The underlying stock 'S' and the discount numeraire 'EUR' are processes simulated externally. For example, the process 'S' can be a stock price process that follows a Geometric Brownian Motion or a Heston Volatility process. The discount numeraire 'EUR' can be a constant discount curve as implemented in Discounting, or a stochastic process that has a dynamics as defined in the CIR model.

model Portfolio
  import S         "Stock prices"
  import EUR       "Discount numeraire"
  import Port_0    "Initial portfolio value"

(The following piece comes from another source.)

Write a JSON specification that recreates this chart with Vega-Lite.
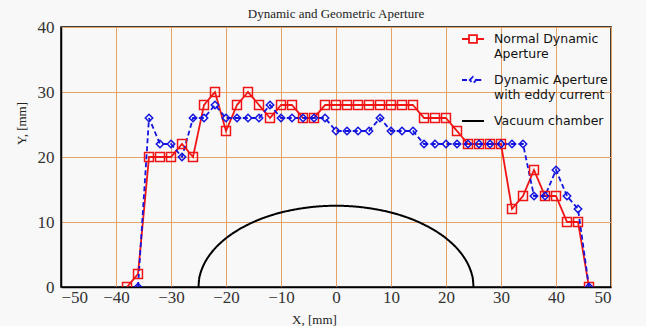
{
  "$schema": "https://vega.github.io/schema/vega-lite/v6.json",
  "width": 550,
  "height": 260,
  "autosize": "none",
  "padding": {"left": 61, "top": 27, "right": 35, "bottom": 39},
  "background": "#f8f8f8",
  "title": {"text": "Dynamic and Geometric Aperture", "font": "Liberation Serif", "fontSize": 13, "fontWeight": "normal", "color": "#222", "offset": -3, "anchor": "middle"},
  "config": {
    "view": {"stroke": "#000", "strokeWidth": 1.5, "fill": "#f8f8f8"},
    "axis": {"gridColor": "#e6a264", "gridWidth": 1, "gridOpacity": 1, "ticks": false, "domainColor": "#000", "domainWidth": 1.5, "labelFont": "Liberation Serif", "labelFontSize": 17, "labelColor": "#333", "titleFont": "Liberation Serif", "titleFontSize": 13, "titleFontWeight": "normal", "titleColor": "#222"}
  },
  "data": {"values": [
    {"series": "Normal Dynamic Aperture", "x": -38, "y": 0},
    {"series": "Normal Dynamic Aperture", "x": -36, "y": 2},
    {"series": "Normal Dynamic Aperture", "x": -34, "y": 20},
    {"series": "Normal Dynamic Aperture", "x": -32, "y": 20},
    {"series": "Normal Dynamic Aperture", "x": -30, "y": 20},
    {"series": "Normal Dynamic Aperture", "x": -28, "y": 22},
    {"series": "Normal Dynamic Aperture", "x": -26, "y": 20},
    {"series": "Normal Dynamic Aperture", "x": -24, "y": 28},
    {"series": "Normal Dynamic Aperture", "x": -22, "y": 30},
    {"series": "Normal Dynamic Aperture", "x": -20, "y": 24},
    {"series": "Normal Dynamic Aperture", "x": -18, "y": 28},
    {"series": "Normal Dynamic Aperture", "x": -16, "y": 30},
    {"series": "Normal Dynamic Aperture", "x": -14, "y": 28},
    {"series": "Normal Dynamic Aperture", "x": -12, "y": 26},
    {"series": "Normal Dynamic Aperture", "x": -10, "y": 28},
    {"series": "Normal Dynamic Aperture", "x": -8, "y": 28},
    {"series": "Normal Dynamic Aperture", "x": -6, "y": 26},
    {"series": "Normal Dynamic Aperture", "x": -4, "y": 26},
    {"series": "Normal Dynamic Aperture", "x": -2, "y": 28},
    {"series": "Normal Dynamic Aperture", "x": 0, "y": 28},
    {"series": "Normal Dynamic Aperture", "x": 2, "y": 28},
    {"series": "Normal Dynamic Aperture", "x": 4, "y": 28},
    {"series": "Normal Dynamic Aperture", "x": 6, "y": 28},
    {"series": "Normal Dynamic Aperture", "x": 8, "y": 28},
    {"series": "Normal Dynamic Aperture", "x": 10, "y": 28},
    {"series": "Normal Dynamic Aperture", "x": 12, "y": 28},
    {"series": "Normal Dynamic Aperture", "x": 14, "y": 28},
    {"series": "Normal Dynamic Aperture", "x": 16, "y": 26},
    {"series": "Normal Dynamic Aperture", "x": 18, "y": 26},
    {"series": "Normal Dynamic Aperture", "x": 20, "y": 26},
    {"series": "Normal Dynamic Aperture", "x": 22, "y": 24},
    {"series": "Normal Dynamic Aperture", "x": 24, "y": 22},
    {"series": "Normal Dynamic Aperture", "x": 26, "y": 22},
    {"series": "Normal Dynamic Aperture", "x": 28, "y": 22},
    {"series": "Normal Dynamic Aperture", "x": 30, "y": 22},
    {"series": "Normal Dynamic Aperture", "x": 32, "y": 12},
    {"series": "Normal Dynamic Aperture", "x": 34, "y": 14},
    {"series": "Normal Dynamic Aperture", "x": 36, "y": 18},
    {"series": "Normal Dynamic Aperture", "x": 38, "y": 14},
    {"series": "Normal Dynamic Aperture", "x": 40, "y": 14},
    {"series": "Normal Dynamic Aperture", "x": 42, "y": 10},
    {"series": "Normal Dynamic Aperture", "x": 44, "y": 10},
    {"series": "Normal Dynamic Aperture", "x": 46, "y": 0},
    {"series": "Dynamic Aperture with eddy current", "x": -36, "y": 0},
    {"series": "Dynamic Aperture with eddy current", "x": -34, "y": 26},
    {"series": "Dynamic Aperture with eddy current", "x": -32, "y": 22},
    {"series": "Dynamic Aperture with eddy current", "x": -30, "y": 22},
    {"series": "Dynamic Aperture with eddy current", "x": -28, "y": 20},
    {"series": "Dynamic Aperture with eddy current", "x": -26, "y": 26},
    {"series": "Dynamic Aperture with eddy current", "x": -24, "y": 26},
    {"series": "Dynamic Aperture with eddy current", "x": -22, "y": 28},
    {"series": "Dynamic Aperture with eddy current", "x": -20, "y": 26},
    {"series": "Dynamic Aperture with eddy current", "x": -18, "y": 26},
    {"series": "Dynamic Aperture with eddy current", "x": -16, "y": 26},
    {"series": "Dynamic Aperture with eddy current", "x": -14, "y": 26},
    {"series": "Dynamic Aperture with eddy current", "x": -12, "y": 28},
    {"series": "Dynamic Aperture with eddy current", "x": -10, "y": 26},
    {"series": "Dynamic Aperture with eddy current", "x": -8, "y": 26},
    {"series": "Dynamic Aperture with eddy current", "x": -6, "y": 26},
    {"series": "Dynamic Aperture with eddy current", "x": -4, "y": 26},
    {"series": "Dynamic Aperture with eddy current", "x": -2, "y": 26},
    {"series": "Dynamic Aperture with eddy current", "x": 0, "y": 24},
    {"series": "Dynamic Aperture with eddy current", "x": 2, "y": 24},
    {"series": "Dynamic Aperture with eddy current", "x": 4, "y": 24},
    {"series": "Dynamic Aperture with eddy current", "x": 6, "y": 24},
    {"series": "Dynamic Aperture with eddy current", "x": 8, "y": 26},
    {"series": "Dynamic Aperture with eddy current", "x": 10, "y": 24},
    {"series": "Dynamic Aperture with eddy current", "x": 12, "y": 24},
    {"series": "Dynamic Aperture with eddy current", "x": 14, "y": 24},
    {"series": "Dynamic Aperture with eddy current", "x": 16, "y": 22},
    {"series": "Dynamic Aperture with eddy current", "x": 18, "y": 22},
    {"series": "Dynamic Aperture with eddy current", "x": 20, "y": 22},
    {"series": "Dynamic Aperture with eddy current", "x": 22, "y": 22},
    {"series": "Dynamic Aperture with eddy current", "x": 24, "y": 22},
    {"series": "Dynamic Aperture with eddy current", "x": 26, "y": 22},
    {"series": "Dynamic Aperture with eddy current", "x": 28, "y": 22},
    {"series": "Dynamic Aperture with eddy current", "x": 30, "y": 22},
    {"series": "Dynamic Aperture with eddy current", "x": 32, "y": 22},
    {"series": "Dynamic Aperture with eddy current", "x": 34, "y": 22},
    {"series": "Dynamic Aperture with eddy current", "x": 36, "y": 14},
    {"series": "Dynamic Aperture with eddy current", "x": 38, "y": 14},
    {"series": "Dynamic Aperture with eddy current", "x": 40, "y": 18},
    {"series": "Dynamic Aperture with eddy current", "x": 42, "y": 14},
    {"series": "Dynamic Aperture with eddy current", "x": 44, "y": 12},
    {"series": "Dynamic Aperture with eddy current", "x": 46, "y": 0},
    {"series": "Vacuum chamber", "x": -25, "y": 0},
    {"series": "Vacuum chamber", "x": -24.9, "y": 1.12},
    {"series": "Vacuum chamber", "x": -24.7, "y": 1.94},
    {"series": "Vacuum chamber", "x": -24.4, "y": 2.72},
    {"series": "Vacuum chamber", "x": -24, "y": 3.5},
    {"series": "Vacuum chamber", "x": -23, "y": 4.9},
    {"series": "Vacuum chamber", "x": -22, "y": 5.94},
    {"series": "Vacuum chamber", "x": -21, "y": 6.78},
    {"series": "Vacuum chamber", "x": -20, "y": 7.5},
    {"series": "Vacuum chamber", "x": -18, "y": 8.67},
    {"series": "Vacuum chamber", "x": -16, "y": 9.6},
    {"series": "Vacuum chamber", "x": -14, "y": 10.36},
    {"series": "Vacuum chamber", "x": -12, "y": 10.97},
    {"series": "Vacuum chamber", "x": -10, "y": 11.46},
    {"series": "Vacuum chamber", "x": -8, "y": 11.84},
    {"series": "Vacuum chamber", "x": -6, "y": 12.13},
    {"series": "Vacuum chamber", "x": -4, "y": 12.34},
    {"series": "Vacuum chamber", "x": -2, "y": 12.46},
    {"series": "Vacuum chamber", "x": 0, "y": 12.5},
    {"series": "Vacuum chamber", "x": 2, "y": 12.46},
    {"series": "Vacuum chamber", "x": 4, "y": 12.34},
    {"series": "Vacuum chamber", "x": 6, "y": 12.13},
    {"series": "Vacuum chamber", "x": 8, "y": 11.84},
    {"series": "Vacuum chamber", "x": 10, "y": 11.46},
    {"series": "Vacuum chamber", "x": 12, "y": 10.97},
    {"series": "Vacuum chamber", "x": 14, "y": 10.36},
    {"series": "Vacuum chamber", "x": 16, "y": 9.6},
    {"series": "Vacuum chamber", "x": 18, "y": 8.67},
    {"series": "Vacuum chamber", "x": 20, "y": 7.5},
    {"series": "Vacuum chamber", "x": 21, "y": 6.78},
    {"series": "Vacuum chamber", "x": 22, "y": 5.94},
    {"series": "Vacuum chamber", "x": 23, "y": 4.9},
    {"series": "Vacuum chamber", "x": 24, "y": 3.5},
    {"series": "Vacuum chamber", "x": 24.4, "y": 2.72},
    {"series": "Vacuum chamber", "x": 24.7, "y": 1.94},
    {"series": "Vacuum chamber", "x": 24.9, "y": 1.12},
    {"series": "Vacuum chamber", "x": 25, "y": 0}
  ]},
  "encoding": {
    "x": {"field": "x", "type": "quantitative", "scale": {"domain": [-50, 50], "nice": false}, "axis": {"values": [-50, -40, -30, -20, -10, 0, 10, 20, 30, 40, 50], "title": "X, [mm]", "labelPadding": 2, "titleX": 253, "titleY": 32, "titleBaseline": "middle", "titleAnchor": null}},
    "y": {"field": "y", "type": "quantitative", "scale": {"domain": [0, 40], "nice": false}, "axis": {"values": [0, 10, 20, 30, 40], "title": "Y, [mm]", "labelPadding": 7, "titleX": -40, "titleY": 96, "titleBaseline": "middle", "titleAngle": -90}}
  },
  "layer": [
    {
      "transform": [{"filter": "datum.series == 'Vacuum chamber'"}],
      "mark": {"type": "line", "interpolate": "monotone", "strokeWidth": 2, "clip": true},
      "encoding": {
        "color": {"field": "series", "type": "nominal", "scale": {"domain": ["Normal Dynamic Aperture", "Dynamic Aperture with eddy current", "Vacuum chamber"], "range": ["#f01414", "#1414e0", "#000000"]}},
        "strokeDash": {"field": "series", "type": "nominal", "scale": {"domain": ["Normal Dynamic Aperture", "Dynamic Aperture with eddy current", "Vacuum chamber"], "range": [[1, 0], [5, 3], [1, 0]]}}
      }
    },
    {
      "transform": [{"filter": "datum.series != 'Vacuum chamber'"}],
      "mark": {"type": "line", "strokeWidth": 1.8, "clip": true},
      "encoding": {
        "color": {"field": "series", "type": "nominal"},
        "strokeDash": {"field": "series", "type": "nominal"}
      }
    },
    {
      "transform": [{"filter": "datum.series == 'Normal Dynamic Aperture'"}],
      "mark": {"type": "point", "shape": "square", "filled": false, "size": 80, "strokeWidth": 1.5, "clip": true, "opacity": 1},
      "encoding": {"color": {"field": "series", "type": "nominal"}}
    },
    {
      "transform": [{"filter": "datum.series == 'Dynamic Aperture with eddy current'"}],
      "mark": {"type": "point", "shape": "diamond", "filled": false, "size": 55, "strokeWidth": 1.5, "clip": true, "opacity": 1},
      "encoding": {"color": {"field": "series", "type": "nominal"}}
    },
    {
      "transform": [{"filter": "datum.x > 1000"}],
      "mark": {"type": "point", "filled": false, "opacity": 1},
      "encoding": {
        "color": {"field": "series", "type": "nominal"},
        "strokeDash": {"field": "series", "type": "nominal"},
        "shape": {"field": "series", "type": "nominal", "scale": {"domain": ["Normal Dynamic Aperture", "Dynamic Aperture with eddy current", "Vacuum chamber"], "range": ["M-1,0H-0.36M0.36,0H1M-0.36,-0.36H0.36V0.36H-0.36Z", "M-1,0H-0.3M0.3,0H1M-0.3,0L0,-0.3L0.3,0L0,0.3Z", "M-1,0H1"]},
          "legend": {"title": null, "orient": "none", "legendX": 400, "legendY": 0, "padding": 0, "symbolSize": 484, "symbolStrokeWidth": 1.8, "labelFont": "DejaVu Sans", "labelFontSize": 12.5, "labelColor": "#111", "labelOffset": 9, "labelLimit": 250, "rowPadding": 8,
            "labelExpr": "datum.label == 'Normal Dynamic Aperture' ? ['Normal Dynamic', 'Aperture'] : datum.label == 'Dynamic Aperture with eddy current' ? ['Dynamic Aperture', 'with eddy current'] : datum.label"}
        }
      }
    }
  ]
}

  import T         "Investment horizon"
  import n_dt      "Number of rebalances"
  export Port_obs  "Portfolio"
  export d_obs     "Optimal ratio"
  % initialize C with values from [0...1]
  index = 0
  n = 10
  loop n+1
    C[index+1] = index/n
    index = index + 1
  Port = Port_0
  Port_obs = Port
  % loop 'n_dt' times
  loop n_dt
    % optimization by brute force,
    % implements d = argmax_{d}(E(utility(Port!)))
    util = -1E10
    % array looping; the variables 'c', 'pi' and 'cur_uitl' serve both as array iterators and
    % array elements; the arrays 'Pi' and 'Util' are built here with this array loop
    loop c, pii, cur_util : C, Pii, Util
      % compute utility calling a user defined Matlab function
      % the 'return!' accesses the 'return' in the next line
      cur_util = E(utility(returns!))
      % 'pii!' accesses the 'pii' defined in the next array loop
      returns = pii!/Port_0
      % remember portfolio weight d with largst utility
      if cur_util > util
        d = c
        util = cur_util
    u = Util
    % Array loop; compute all possible outcomes of the portfolio
    % for optimization
    loop pii, c : Pii, C
      pii = Port + c*(S! - S) + (1 - c)*(100/EUR! - 100/EUR)
    % Investment in S or Zero Bond (with value 1/EUR)
    Port = Port + d*(S! - S) + (1 - d)*(100/EUR! - 100/EUR)
    d_obs = d
    % the ThetaML command 'Theta' passes time by 'T/n_dt' years
    Theta T/n_dt
    Port_obs = Port

Note that the number of Monte Carlo paths has to be much larger than that used in simulating option prices. 300000 paths were used in this example.